**Exercise instructions**
Leave the pictures out. Return all other data exactly.

─── Recorded information ───

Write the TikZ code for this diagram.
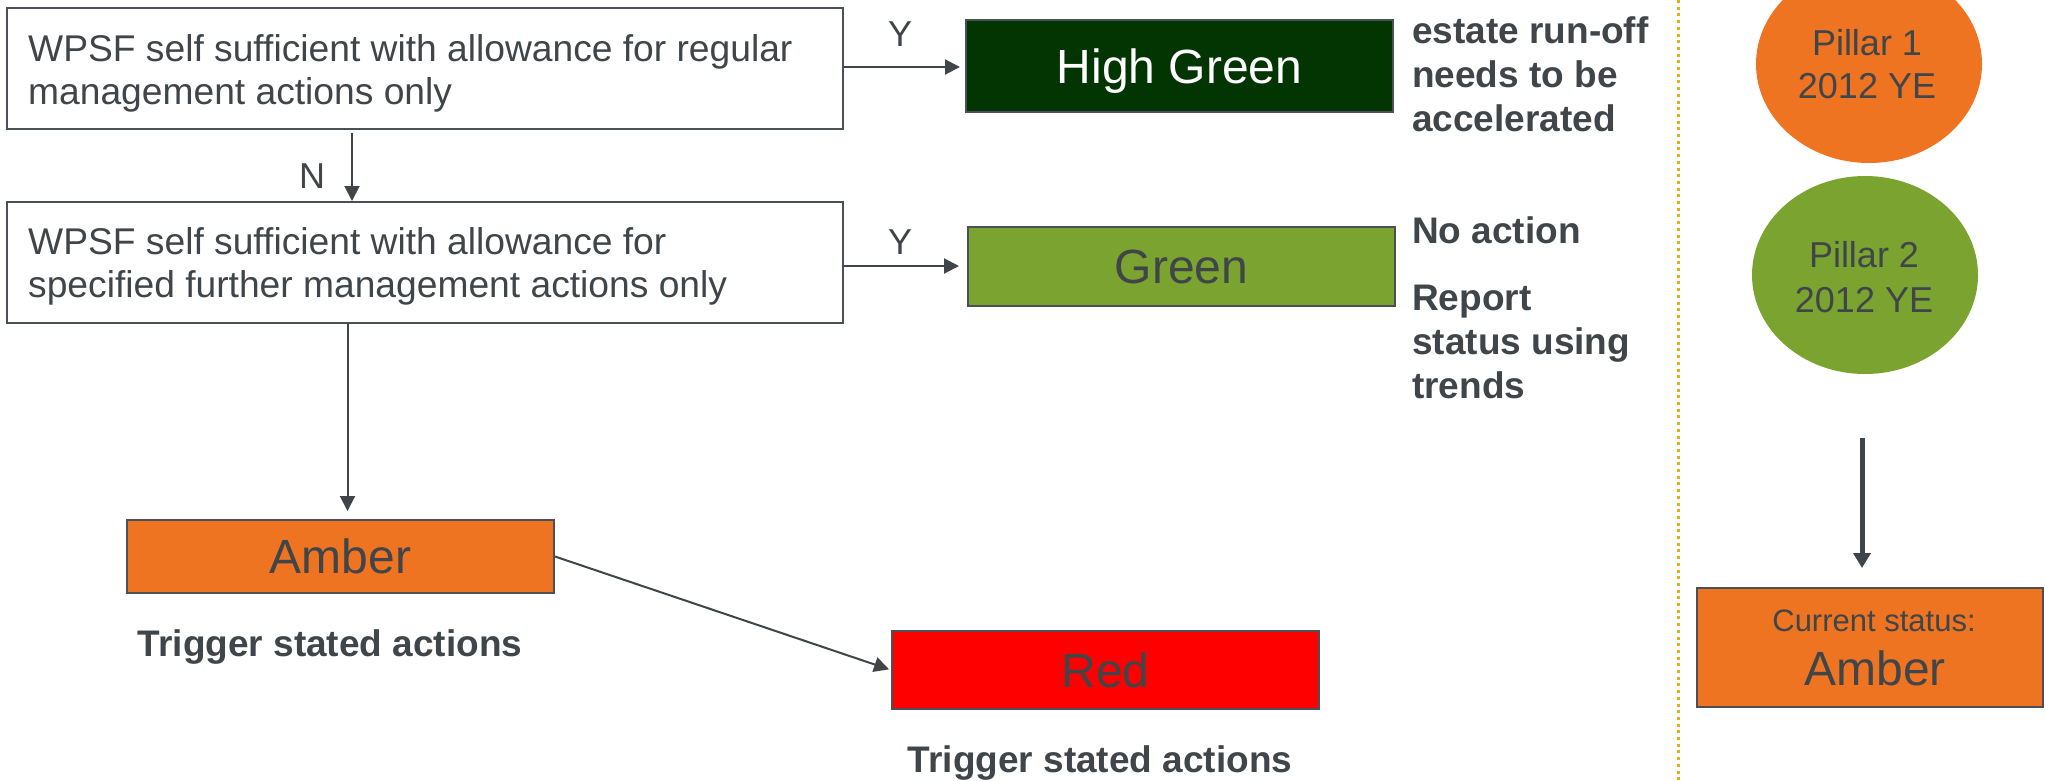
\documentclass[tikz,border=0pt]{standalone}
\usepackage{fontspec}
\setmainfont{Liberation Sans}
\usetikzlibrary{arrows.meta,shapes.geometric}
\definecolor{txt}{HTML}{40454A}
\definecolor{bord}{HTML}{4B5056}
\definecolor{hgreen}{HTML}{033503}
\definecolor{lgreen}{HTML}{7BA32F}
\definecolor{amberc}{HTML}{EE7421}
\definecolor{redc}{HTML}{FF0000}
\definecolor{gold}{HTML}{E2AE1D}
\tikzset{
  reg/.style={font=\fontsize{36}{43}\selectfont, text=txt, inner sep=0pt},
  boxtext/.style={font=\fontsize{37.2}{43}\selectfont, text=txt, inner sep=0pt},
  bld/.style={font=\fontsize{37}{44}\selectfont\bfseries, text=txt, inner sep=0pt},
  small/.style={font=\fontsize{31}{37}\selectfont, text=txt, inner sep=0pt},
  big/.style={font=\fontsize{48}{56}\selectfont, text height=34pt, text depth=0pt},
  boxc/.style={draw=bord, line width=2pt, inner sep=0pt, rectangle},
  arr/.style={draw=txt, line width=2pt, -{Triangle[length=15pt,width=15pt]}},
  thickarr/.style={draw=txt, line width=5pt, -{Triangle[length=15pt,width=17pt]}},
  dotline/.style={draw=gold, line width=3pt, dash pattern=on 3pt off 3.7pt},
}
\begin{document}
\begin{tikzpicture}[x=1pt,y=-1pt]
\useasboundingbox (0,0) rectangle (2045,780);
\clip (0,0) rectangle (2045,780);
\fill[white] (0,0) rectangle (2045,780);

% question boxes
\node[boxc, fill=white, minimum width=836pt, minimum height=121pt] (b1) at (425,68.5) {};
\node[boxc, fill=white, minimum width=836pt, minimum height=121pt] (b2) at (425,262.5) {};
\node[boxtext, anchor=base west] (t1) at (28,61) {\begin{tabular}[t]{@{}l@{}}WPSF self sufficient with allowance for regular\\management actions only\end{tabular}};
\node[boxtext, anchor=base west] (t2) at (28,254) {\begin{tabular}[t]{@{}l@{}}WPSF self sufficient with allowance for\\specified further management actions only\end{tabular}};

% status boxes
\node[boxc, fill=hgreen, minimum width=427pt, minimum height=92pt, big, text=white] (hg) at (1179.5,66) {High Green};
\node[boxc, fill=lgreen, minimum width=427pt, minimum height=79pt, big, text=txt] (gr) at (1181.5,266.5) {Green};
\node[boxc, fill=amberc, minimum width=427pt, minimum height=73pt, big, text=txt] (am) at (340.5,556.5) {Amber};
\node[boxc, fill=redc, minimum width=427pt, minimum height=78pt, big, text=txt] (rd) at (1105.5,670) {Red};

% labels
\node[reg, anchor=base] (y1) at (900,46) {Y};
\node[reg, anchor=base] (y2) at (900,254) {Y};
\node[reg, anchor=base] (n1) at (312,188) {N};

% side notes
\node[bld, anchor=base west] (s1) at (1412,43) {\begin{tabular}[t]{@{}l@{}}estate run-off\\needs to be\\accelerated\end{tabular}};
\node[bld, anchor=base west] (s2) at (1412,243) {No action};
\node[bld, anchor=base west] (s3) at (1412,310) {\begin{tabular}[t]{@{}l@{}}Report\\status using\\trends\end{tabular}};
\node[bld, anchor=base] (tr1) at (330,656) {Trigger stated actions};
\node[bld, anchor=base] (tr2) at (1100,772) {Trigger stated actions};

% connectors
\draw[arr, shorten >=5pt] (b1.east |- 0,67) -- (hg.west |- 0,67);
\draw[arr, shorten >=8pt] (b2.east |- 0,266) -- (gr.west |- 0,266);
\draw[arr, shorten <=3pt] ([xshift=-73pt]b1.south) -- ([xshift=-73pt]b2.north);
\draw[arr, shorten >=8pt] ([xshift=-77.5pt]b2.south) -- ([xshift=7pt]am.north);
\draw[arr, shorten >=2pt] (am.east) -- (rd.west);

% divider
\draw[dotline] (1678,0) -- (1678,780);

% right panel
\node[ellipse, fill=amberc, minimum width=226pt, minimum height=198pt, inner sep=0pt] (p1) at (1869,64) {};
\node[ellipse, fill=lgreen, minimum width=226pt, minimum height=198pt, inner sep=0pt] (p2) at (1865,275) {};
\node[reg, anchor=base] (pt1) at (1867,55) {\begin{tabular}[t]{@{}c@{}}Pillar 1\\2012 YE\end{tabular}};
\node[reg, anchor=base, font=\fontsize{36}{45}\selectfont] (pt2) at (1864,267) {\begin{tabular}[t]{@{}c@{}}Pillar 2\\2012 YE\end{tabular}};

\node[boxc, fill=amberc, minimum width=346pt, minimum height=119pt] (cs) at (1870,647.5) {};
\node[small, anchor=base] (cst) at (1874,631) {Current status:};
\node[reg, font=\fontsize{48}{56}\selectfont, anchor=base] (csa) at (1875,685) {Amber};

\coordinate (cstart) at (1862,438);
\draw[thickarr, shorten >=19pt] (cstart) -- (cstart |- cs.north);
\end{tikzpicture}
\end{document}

───

**Expected answer**
Write the TikZ code for this diagram.
\documentclass[tikz,border=0pt]{standalone}
\usepackage{fontspec}
\setmainfont{Liberation Sans}
\usetikzlibrary{arrows.meta,shapes.geometric}
\definecolor{txt}{HTML}{40454A}
\definecolor{bord}{HTML}{4B5056}
\definecolor{hgreen}{HTML}{033503}
\definecolor{lgreen}{HTML}{7BA32F}
\definecolor{amberc}{HTML}{EE7421}
\definecolor{redc}{HTML}{FF0000}
\definecolor{gold}{HTML}{E2AE1D}
\tikzset{
  reg/.style={font=\fontsize{36}{43}\selectfont, text=txt, inner sep=0pt},
  boxtext/.style={font=\fontsize{37.2}{43}\selectfont, text=txt, inner sep=0pt},
  bld/.style={font=\fontsize{37}{44}\selectfont\bfseries, text=txt, inner sep=0pt},
  small/.style={font=\fontsize{31}{37}\selectfont, text=txt, inner sep=0pt},
  big/.style={font=\fontsize{48}{56}\selectfont, text height=34pt, text depth=0pt},
  boxc/.style={draw=bord, line width=2pt, inner sep=0pt, rectangle},
  arr/.style={draw=txt, line width=2pt, -{Triangle[length=15pt,width=15pt]}},
  thickarr/.style={draw=txt, line width=5pt, -{Triangle[length=15pt,width=17pt]}},
  dotline/.style={draw=gold, line width=3pt, dash pattern=on 3pt off 3.7pt},
}
\begin{document}
\begin{tikzpicture}[x=1pt,y=-1pt]
\useasboundingbox (0,0) rectangle (2045,780);
\clip (0,0) rectangle (2045,780);
\fill[white] (0,0) rectangle (2045,780);

% question boxes
\node[boxc, fill=white, minimum width=836pt, minimum height=121pt] (b1) at (425,68.5) {};
\node[boxc, fill=white, minimum width=836pt, minimum height=121pt] (b2) at (425,262.5) {};
\node[boxtext, anchor=base west] (t1) at (28,61) {\begin{tabular}[t]{@{}l@{}}WPSF self sufficient with allowance for regular\\management actions only\end{tabular}};
\node[boxtext, anchor=base west] (t2) at (28,254) {\begin{tabular}[t]{@{}l@{}}WPSF self sufficient with allowance for\\specified further management actions only\end{tabular}};

% status boxes
\node[boxc, fill=hgreen, minimum width=427pt, minimum height=92pt, big, text=white] (hg) at (1179.5,66) {High Green};
\node[boxc, fill=lgreen, minimum width=427pt, minimum height=79pt, big, text=txt] (gr) at (1181.5,266.5) {Green};
\node[boxc, fill=amberc, minimum width=427pt, minimum height=73pt, big, text=txt] (am) at (340.5,556.5) {Amber};
\node[boxc, fill=redc, minimum width=427pt, minimum height=78pt, big, text=txt] (rd) at (1105.5,670) {Red};

% labels
\node[reg, anchor=base] (y1) at (900,46) {Y};
\node[reg, anchor=base] (y2) at (900,254) {Y};
\node[reg, anchor=base] (n1) at (312,188) {N};

% side notes
\node[bld, anchor=base west] (s1) at (1412,43) {\begin{tabular}[t]{@{}l@{}}estate run-off\\needs to be\\accelerated\end{tabular}};
\node[bld, anchor=base west] (s2) at (1412,243) {No action};
\node[bld, anchor=base west] (s3) at (1412,310) {\begin{tabular}[t]{@{}l@{}}Report\\status using\\trends\end{tabular}};
\node[bld, anchor=base] (tr1) at (330,656) {Trigger stated actions};
\node[bld, anchor=base] (tr2) at (1100,772) {Trigger stated actions};

% connectors
\draw[arr, shorten >=5pt] (b1.east |- 0,67) -- (hg.west |- 0,67);
\draw[arr, shorten >=8pt] (b2.east |- 0,266) -- (gr.west |- 0,266);
\draw[arr, shorten <=3pt] ([xshift=-73pt]b1.south) -- ([xshift=-73pt]b2.north);
\draw[arr, shorten >=8pt] ([xshift=-77.5pt]b2.south) -- ([xshift=7pt]am.north);
\draw[arr, shorten >=2pt] (am.east) -- (rd.west);

% divider
\draw[dotline] (1678,0) -- (1678,780);

% right panel
\node[ellipse, fill=amberc, minimum width=226pt, minimum height=198pt, inner sep=0pt] (p1) at (1869,64) {};
\node[ellipse, fill=lgreen, minimum width=226pt, minimum height=198pt, inner sep=0pt] (p2) at (1865,275) {};
\node[reg, anchor=base] (pt1) at (1867,55) {\begin{tabular}[t]{@{}c@{}}Pillar 1\\2012 YE\end{tabular}};
\node[reg, anchor=base, font=\fontsize{36}{45}\selectfont] (pt2) at (1864,267) {\begin{tabular}[t]{@{}c@{}}Pillar 2\\2012 YE\end{tabular}};

\node[boxc, fill=amberc, minimum width=346pt, minimum height=119pt] (cs) at (1870,647.5) {};
\node[small, anchor=base] (cst) at (1874,631) {Current status:};
\node[reg, font=\fontsize{48}{56}\selectfont, anchor=base] (csa) at (1875,685) {Amber};

\coordinate (cstart) at (1862,438);
\draw[thickarr, shorten >=19pt] (cstart) -- (cstart |- cs.north);
\end{tikzpicture}
\end{document}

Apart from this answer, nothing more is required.